Over the course of the radio show, we both answered questions from callers. It was becoming clear that the idea that Pluto was no longer a planet was not going to be an easy sell.

Throughout the hour, the host collected suggestions for a new mnemonic for remembering the order of the planets. Some gave a slight modification of the previous standard—My Very Educated Mother Just Served Us Nine Pizzas—by turning “Nine Pizzas” into “Nachos” or into “Nothing,” which was a bit funnier. But the best mnemonic, and the one that I still tell people to use to this day, sent in by an anonymous listener, sums up the feelings that would envelop much of the world over the next days, weeks, and months:

Mean Very Evil Men Just Shortened Up Nature.

Chapter Thirteen

DISCORD AND STRIFE

Keeping Pluto dead has taken a lot of work.

In the days, months, and years since the decision was made, I’ve been accosted on the street, cornered on airplanes, harangued by e-mail, with everyone wanting to know: Why did poor Pluto have to get the boot? What did Pluto ever do to you?

It is at these moments that I am most happy that astronomers ignored my initial advice to simply keep Pluto and add Xena and forget about a scientific definition. I am thrilled that astronomers instead chose to put a scientific foundation behind what most people think they mean when they say the word planet. They don’t mean “everything the size of Pluto and larger,” and they certainly don’t mean “everything round.” Instead, when people say “planet,” they mean, I believe, “one of a small number of large important things in our solar system.”

My job is just to explain the solar system as it actually is. People, I think, will then realize themselves that Pluto is not one of these large important things in our solar system.

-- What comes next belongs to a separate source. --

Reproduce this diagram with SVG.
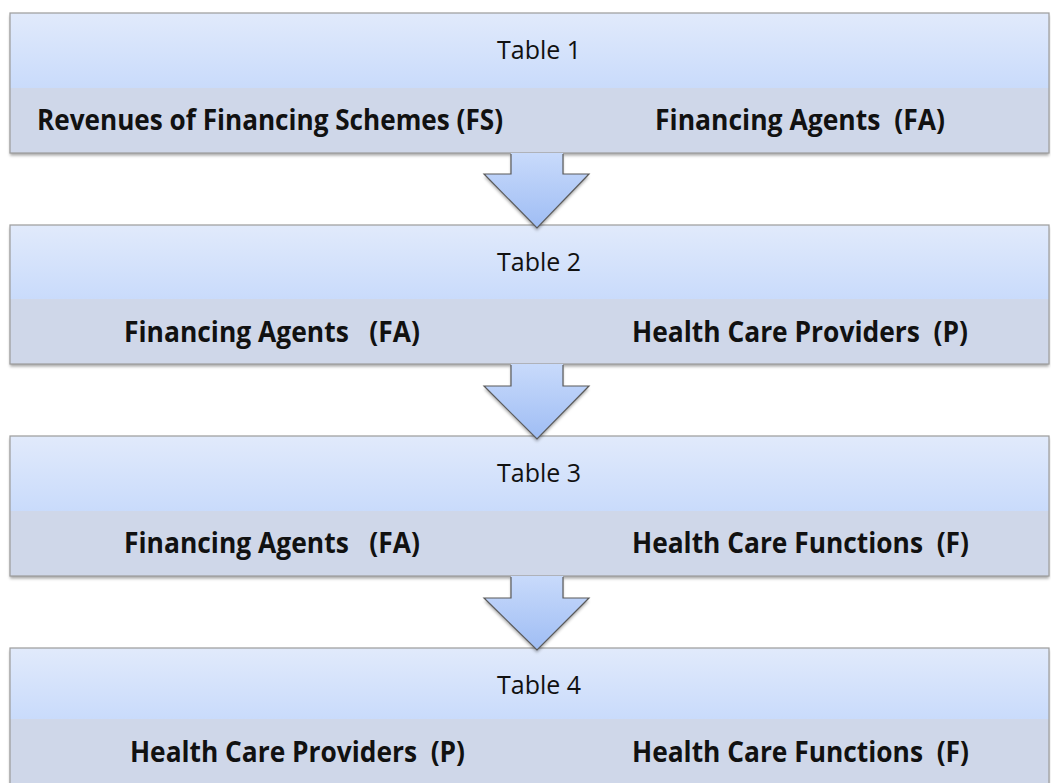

Here is what I say to people:

Many astronomers, tired of the endless debates before and after the demotion of Pluto, will tell you that, in the end, none of this matters. Whether Pluto is a planet or not is simply a question of semantics. Definitions like this are unimportant, they will say. I, however, will tell you the opposite. The debate about whether or not Pluto is a planet is critical to our understanding of the solar system. It is not semantics. It is fundamental classification.

Classification is one of the first processes in understanding something scientifically. Whenever scientists are confronted with a new set of phenomena, they will inevitably, even subconsciously, begin to classify. As more and more things are discovered, the classifications will then be modified or revised or even discarded to better fit what is being observed and what they are trying to understand. Classification is the way that we take the infinite variability of the natural world and break it down into smaller chunks that we can ultimately understand.

So how should we classify the solar system? It’s hard, because we are sitting in the middle of it and have known planets our whole lives. But let’s try to do it from the perspective of someone who has never seen a planet before. Imagine that you are an alien who has lived your whole life on a spaceship traveling from a distant star to the sun. You don’t know that planets exist.